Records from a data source
↓

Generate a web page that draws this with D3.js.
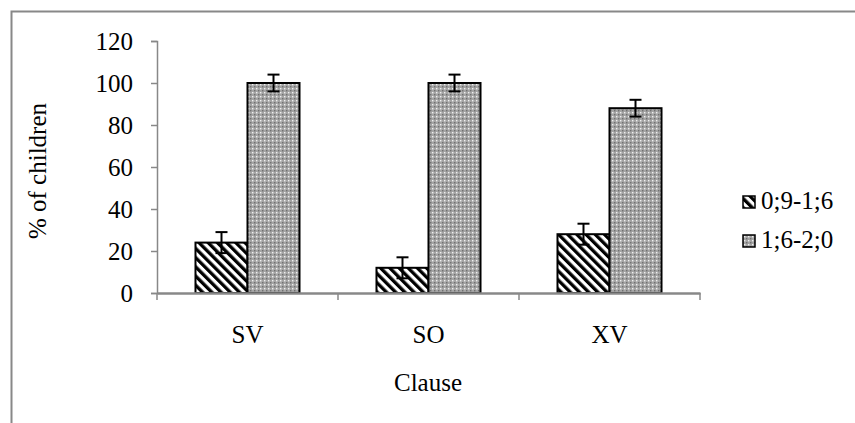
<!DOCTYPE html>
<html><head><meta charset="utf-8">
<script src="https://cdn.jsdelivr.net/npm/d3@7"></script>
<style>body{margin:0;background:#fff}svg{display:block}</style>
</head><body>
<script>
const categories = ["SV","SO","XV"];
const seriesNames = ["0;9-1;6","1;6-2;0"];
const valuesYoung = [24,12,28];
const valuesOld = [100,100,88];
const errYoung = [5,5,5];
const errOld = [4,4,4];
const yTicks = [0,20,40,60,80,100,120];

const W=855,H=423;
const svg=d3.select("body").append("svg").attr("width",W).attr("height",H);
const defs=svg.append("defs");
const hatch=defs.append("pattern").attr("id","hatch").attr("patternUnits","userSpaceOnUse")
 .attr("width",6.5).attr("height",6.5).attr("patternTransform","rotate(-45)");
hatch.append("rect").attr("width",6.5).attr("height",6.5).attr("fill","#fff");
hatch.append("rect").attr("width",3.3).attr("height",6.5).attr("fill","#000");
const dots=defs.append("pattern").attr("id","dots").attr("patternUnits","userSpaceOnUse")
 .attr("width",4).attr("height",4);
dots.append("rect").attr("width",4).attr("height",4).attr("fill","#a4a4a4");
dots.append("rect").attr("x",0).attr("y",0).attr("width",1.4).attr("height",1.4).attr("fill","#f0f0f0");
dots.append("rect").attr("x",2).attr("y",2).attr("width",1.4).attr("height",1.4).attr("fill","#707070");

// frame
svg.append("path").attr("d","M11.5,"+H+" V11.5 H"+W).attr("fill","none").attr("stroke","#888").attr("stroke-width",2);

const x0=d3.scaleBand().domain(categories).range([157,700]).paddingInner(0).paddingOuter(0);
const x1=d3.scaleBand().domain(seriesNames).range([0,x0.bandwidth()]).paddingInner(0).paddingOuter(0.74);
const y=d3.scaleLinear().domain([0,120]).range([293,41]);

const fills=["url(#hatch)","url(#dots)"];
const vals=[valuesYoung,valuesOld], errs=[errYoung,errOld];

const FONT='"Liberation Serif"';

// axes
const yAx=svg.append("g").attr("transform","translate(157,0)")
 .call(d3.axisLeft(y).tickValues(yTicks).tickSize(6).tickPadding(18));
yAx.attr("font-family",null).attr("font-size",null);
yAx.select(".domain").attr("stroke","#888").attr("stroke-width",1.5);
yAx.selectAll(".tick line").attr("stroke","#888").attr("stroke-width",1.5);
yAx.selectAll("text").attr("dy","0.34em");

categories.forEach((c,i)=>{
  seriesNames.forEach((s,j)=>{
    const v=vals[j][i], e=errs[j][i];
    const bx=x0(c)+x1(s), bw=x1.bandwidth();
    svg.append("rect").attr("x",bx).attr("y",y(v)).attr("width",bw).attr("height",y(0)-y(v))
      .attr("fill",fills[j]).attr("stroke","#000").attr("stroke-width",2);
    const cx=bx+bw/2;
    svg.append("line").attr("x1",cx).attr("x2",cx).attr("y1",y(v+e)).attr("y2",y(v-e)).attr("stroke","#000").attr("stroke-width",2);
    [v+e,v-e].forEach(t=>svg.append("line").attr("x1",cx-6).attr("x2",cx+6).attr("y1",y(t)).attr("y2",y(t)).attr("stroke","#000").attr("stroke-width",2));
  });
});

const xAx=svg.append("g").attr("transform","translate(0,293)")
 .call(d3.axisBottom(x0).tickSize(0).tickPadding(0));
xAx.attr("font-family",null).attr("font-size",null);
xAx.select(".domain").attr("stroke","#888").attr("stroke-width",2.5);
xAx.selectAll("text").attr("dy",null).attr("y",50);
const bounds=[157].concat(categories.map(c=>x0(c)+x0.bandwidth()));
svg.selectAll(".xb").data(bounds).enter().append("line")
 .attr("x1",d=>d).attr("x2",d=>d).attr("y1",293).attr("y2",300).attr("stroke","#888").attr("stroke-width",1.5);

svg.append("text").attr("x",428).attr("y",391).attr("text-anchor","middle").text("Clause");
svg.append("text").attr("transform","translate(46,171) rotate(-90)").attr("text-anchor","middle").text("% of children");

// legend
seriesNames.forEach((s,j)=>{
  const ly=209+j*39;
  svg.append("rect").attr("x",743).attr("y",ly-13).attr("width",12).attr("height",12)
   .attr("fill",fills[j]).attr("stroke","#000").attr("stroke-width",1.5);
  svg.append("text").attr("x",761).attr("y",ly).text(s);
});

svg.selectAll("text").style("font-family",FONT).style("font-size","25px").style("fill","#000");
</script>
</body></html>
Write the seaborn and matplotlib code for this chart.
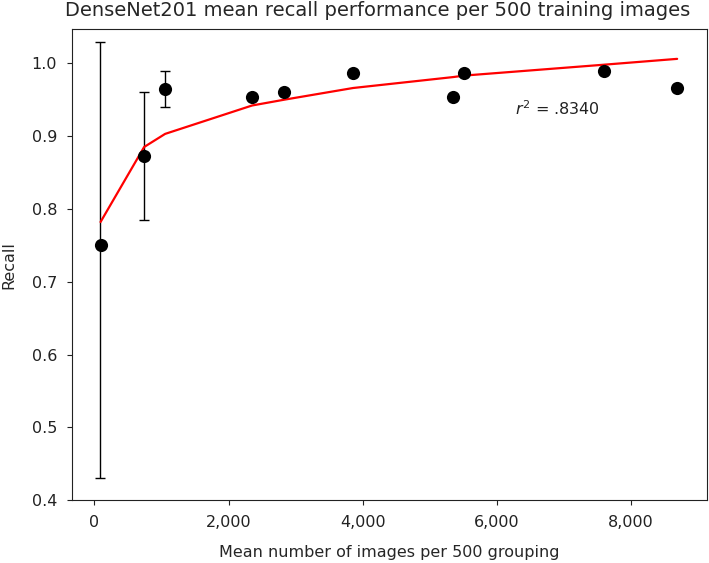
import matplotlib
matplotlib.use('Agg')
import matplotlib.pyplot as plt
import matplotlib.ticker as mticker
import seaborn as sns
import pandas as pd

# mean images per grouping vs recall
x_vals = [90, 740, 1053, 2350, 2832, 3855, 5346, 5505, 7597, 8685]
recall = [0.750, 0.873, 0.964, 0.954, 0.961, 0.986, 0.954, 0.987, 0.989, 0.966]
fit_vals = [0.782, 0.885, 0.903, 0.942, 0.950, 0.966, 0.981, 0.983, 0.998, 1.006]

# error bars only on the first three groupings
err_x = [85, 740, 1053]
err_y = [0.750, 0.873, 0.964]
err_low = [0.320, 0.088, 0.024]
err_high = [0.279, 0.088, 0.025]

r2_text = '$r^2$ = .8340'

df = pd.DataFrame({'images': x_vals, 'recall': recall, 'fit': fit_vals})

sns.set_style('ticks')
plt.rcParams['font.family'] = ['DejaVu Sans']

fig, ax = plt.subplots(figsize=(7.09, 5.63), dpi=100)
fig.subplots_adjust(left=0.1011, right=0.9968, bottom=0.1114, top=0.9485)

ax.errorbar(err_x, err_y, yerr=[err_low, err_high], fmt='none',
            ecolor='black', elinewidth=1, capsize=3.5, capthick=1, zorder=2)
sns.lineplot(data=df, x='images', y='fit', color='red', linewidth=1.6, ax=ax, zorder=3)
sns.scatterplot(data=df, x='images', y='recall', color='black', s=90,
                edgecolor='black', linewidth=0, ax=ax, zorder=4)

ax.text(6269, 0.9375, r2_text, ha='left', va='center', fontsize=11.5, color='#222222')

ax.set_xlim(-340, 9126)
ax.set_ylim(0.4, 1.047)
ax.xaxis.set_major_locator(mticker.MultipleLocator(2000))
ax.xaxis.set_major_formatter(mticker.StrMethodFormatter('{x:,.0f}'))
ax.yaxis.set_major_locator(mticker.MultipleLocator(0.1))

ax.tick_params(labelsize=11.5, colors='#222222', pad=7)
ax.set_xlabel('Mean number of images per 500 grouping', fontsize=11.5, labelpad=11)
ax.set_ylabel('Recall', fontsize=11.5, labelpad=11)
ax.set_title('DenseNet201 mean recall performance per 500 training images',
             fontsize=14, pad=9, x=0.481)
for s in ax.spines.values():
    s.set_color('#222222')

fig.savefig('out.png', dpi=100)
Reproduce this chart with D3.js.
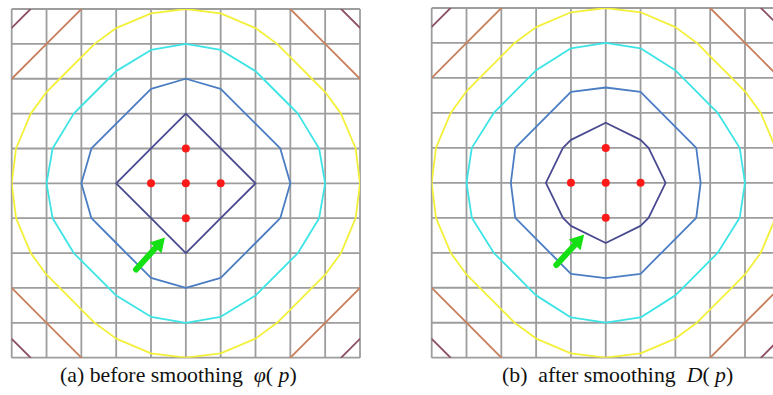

↑

WHAT THE TASK ASKS: Using the material above, return every line exactly as it appears, minus the pictures.

WORKED ANSWER:
Generate a web page that draws this with D3.js.
<!DOCTYPE html>
<html><head><meta charset="utf-8">
<script src="https://cdn.jsdelivr.net/npm/d3@7"></script>
<style>body{margin:0;background:#fff}svg{display:block}</style>
</head><body>
<script>
const categories = ["SV","SO","XV"];
const seriesNames = ["0;9-1;6","1;6-2;0"];
const valuesYoung = [24,12,28];
const valuesOld = [100,100,88];
const errYoung = [5,5,5];
const errOld = [4,4,4];
const yTicks = [0,20,40,60,80,100,120];

const W=855,H=423;
const svg=d3.select("body").append("svg").attr("width",W).attr("height",H);
const defs=svg.append("defs");
const hatch=defs.append("pattern").attr("id","hatch").attr("patternUnits","userSpaceOnUse")
 .attr("width",6.5).attr("height",6.5).attr("patternTransform","rotate(-45)");
hatch.append("rect").attr("width",6.5).attr("height",6.5).attr("fill","#fff");
hatch.append("rect").attr("width",3.3).attr("height",6.5).attr("fill","#000");
const dots=defs.append("pattern").attr("id","dots").attr("patternUnits","userSpaceOnUse")
 .attr("width",4).attr("height",4);
dots.append("rect").attr("width",4).attr("height",4).attr("fill","#a4a4a4");
dots.append("rect").attr("x",0).attr("y",0).attr("width",1.4).attr("height",1.4).attr("fill","#f0f0f0");
dots.append("rect").attr("x",2).attr("y",2).attr("width",1.4).attr("height",1.4).attr("fill","#707070");

// frame
svg.append("path").attr("d","M11.5,"+H+" V11.5 H"+W).attr("fill","none").attr("stroke","#888").attr("stroke-width",2);

const x0=d3.scaleBand().domain(categories).range([157,700]).paddingInner(0).paddingOuter(0);
const x1=d3.scaleBand().domain(seriesNames).range([0,x0.bandwidth()]).paddingInner(0).paddingOuter(0.74);
const y=d3.scaleLinear().domain([0,120]).range([293,41]);

const fills=["url(#hatch)","url(#dots)"];
const vals=[valuesYoung,valuesOld], errs=[errYoung,errOld];

const FONT='"Liberation Serif"';

// axes
const yAx=svg.append("g").attr("transform","translate(157,0)")
 .call(d3.axisLeft(y).tickValues(yTicks).tickSize(6).tickPadding(18));
yAx.attr("font-family",null).attr("font-size",null);
yAx.select(".domain").attr("stroke","#888").attr("stroke-width",1.5);
yAx.selectAll(".tick line").attr("stroke","#888").attr("stroke-width",1.5);
yAx.selectAll("text").attr("dy","0.34em");

categories.forEach((c,i)=>{
  seriesNames.forEach((s,j)=>{
    const v=vals[j][i], e=errs[j][i];
    const bx=x0(c)+x1(s), bw=x1.bandwidth();
    svg.append("rect").attr("x",bx).attr("y",y(v)).attr("width",bw).attr("height",y(0)-y(v))
      .attr("fill",fills[j]).attr("stroke","#000").attr("stroke-width",2);
    const cx=bx+bw/2;
    svg.append("line").attr("x1",cx).attr("x2",cx).attr("y1",y(v+e)).attr("y2",y(v-e)).attr("stroke","#000").attr("stroke-width",2);
    [v+e,v-e].forEach(t=>svg.append("line").attr("x1",cx-6).attr("x2",cx+6).attr("y1",y(t)).attr("y2",y(t)).attr("stroke","#000").attr("stroke-width",2));
  });
});

const xAx=svg.append("g").attr("transform","translate(0,293)")
 .call(d3.axisBottom(x0).tickSize(0).tickPadding(0));
xAx.attr("font-family",null).attr("font-size",null);
xAx.select(".domain").attr("stroke","#888").attr("stroke-width",2.5);
xAx.selectAll("text").attr("dy",null).attr("y",50);
const bounds=[157].concat(categories.map(c=>x0(c)+x0.bandwidth()));
svg.selectAll(".xb").data(bounds).enter().append("line")
 .attr("x1",d=>d).attr("x2",d=>d).attr("y1",293).attr("y2",300).attr("stroke","#888").attr("stroke-width",1.5);

svg.append("text").attr("x",428).attr("y",391).attr("text-anchor","middle").text("Clause");
svg.append("text").attr("transform","translate(46,171) rotate(-90)").attr("text-anchor","middle").text("% of children");

// legend
seriesNames.forEach((s,j)=>{
  const ly=209+j*39;
  svg.append("rect").attr("x",743).attr("y",ly-13).attr("width",12).attr("height",12)
   .attr("fill",fills[j]).attr("stroke","#000").attr("stroke-width",1.5);
  svg.append("text").attr("x",761).attr("y",ly).text(s);
});

svg.selectAll("text").style("font-family",FONT).style("font-size","25px").style("fill","#000");
</script>
</body></html>
Write the seaborn and matplotlib code for this chart.
import matplotlib
matplotlib.use('Agg')
import matplotlib.pyplot as plt
import matplotlib.ticker as mticker
import seaborn as sns
import pandas as pd

# mean images per grouping vs recall
x_vals = [90, 740, 1053, 2350, 2832, 3855, 5346, 5505, 7597, 8685]
recall = [0.750, 0.873, 0.964, 0.954, 0.961, 0.986, 0.954, 0.987, 0.989, 0.966]
fit_vals = [0.782, 0.885, 0.903, 0.942, 0.950, 0.966, 0.981, 0.983, 0.998, 1.006]

# error bars only on the first three groupings
err_x = [85, 740, 1053]
err_y = [0.750, 0.873, 0.964]
err_low = [0.320, 0.088, 0.024]
err_high = [0.279, 0.088, 0.025]

r2_text = '$r^2$ = .8340'

df = pd.DataFrame({'images': x_vals, 'recall': recall, 'fit': fit_vals})

sns.set_style('ticks')
plt.rcParams['font.family'] = ['DejaVu Sans']

fig, ax = plt.subplots(figsize=(7.09, 5.63), dpi=100)
fig.subplots_adjust(left=0.1011, right=0.9968, bottom=0.1114, top=0.9485)

ax.errorbar(err_x, err_y, yerr=[err_low, err_high], fmt='none',
            ecolor='black', elinewidth=1, capsize=3.5, capthick=1, zorder=2)
sns.lineplot(data=df, x='images', y='fit', color='red', linewidth=1.6, ax=ax, zorder=3)
sns.scatterplot(data=df, x='images', y='recall', color='black', s=90,
                edgecolor='black', linewidth=0, ax=ax, zorder=4)

ax.text(6269, 0.9375, r2_text, ha='left', va='center', fontsize=11.5, color='#222222')

ax.set_xlim(-340, 9126)
ax.set_ylim(0.4, 1.047)
ax.xaxis.set_major_locator(mticker.MultipleLocator(2000))
ax.xaxis.set_major_formatter(mticker.StrMethodFormatter('{x:,.0f}'))
ax.yaxis.set_major_locator(mticker.MultipleLocator(0.1))

ax.tick_params(labelsize=11.5, colors='#222222', pad=7)
ax.set_xlabel('Mean number of images per 500 grouping', fontsize=11.5, labelpad=11)
ax.set_ylabel('Recall', fontsize=11.5, labelpad=11)
ax.set_title('DenseNet201 mean recall performance per 500 training images',
             fontsize=14, pad=9, x=0.481)
for s in ax.spines.values():
    s.set_color('#222222')

fig.savefig('out.png', dpi=100)
Reproduce this chart with D3.js.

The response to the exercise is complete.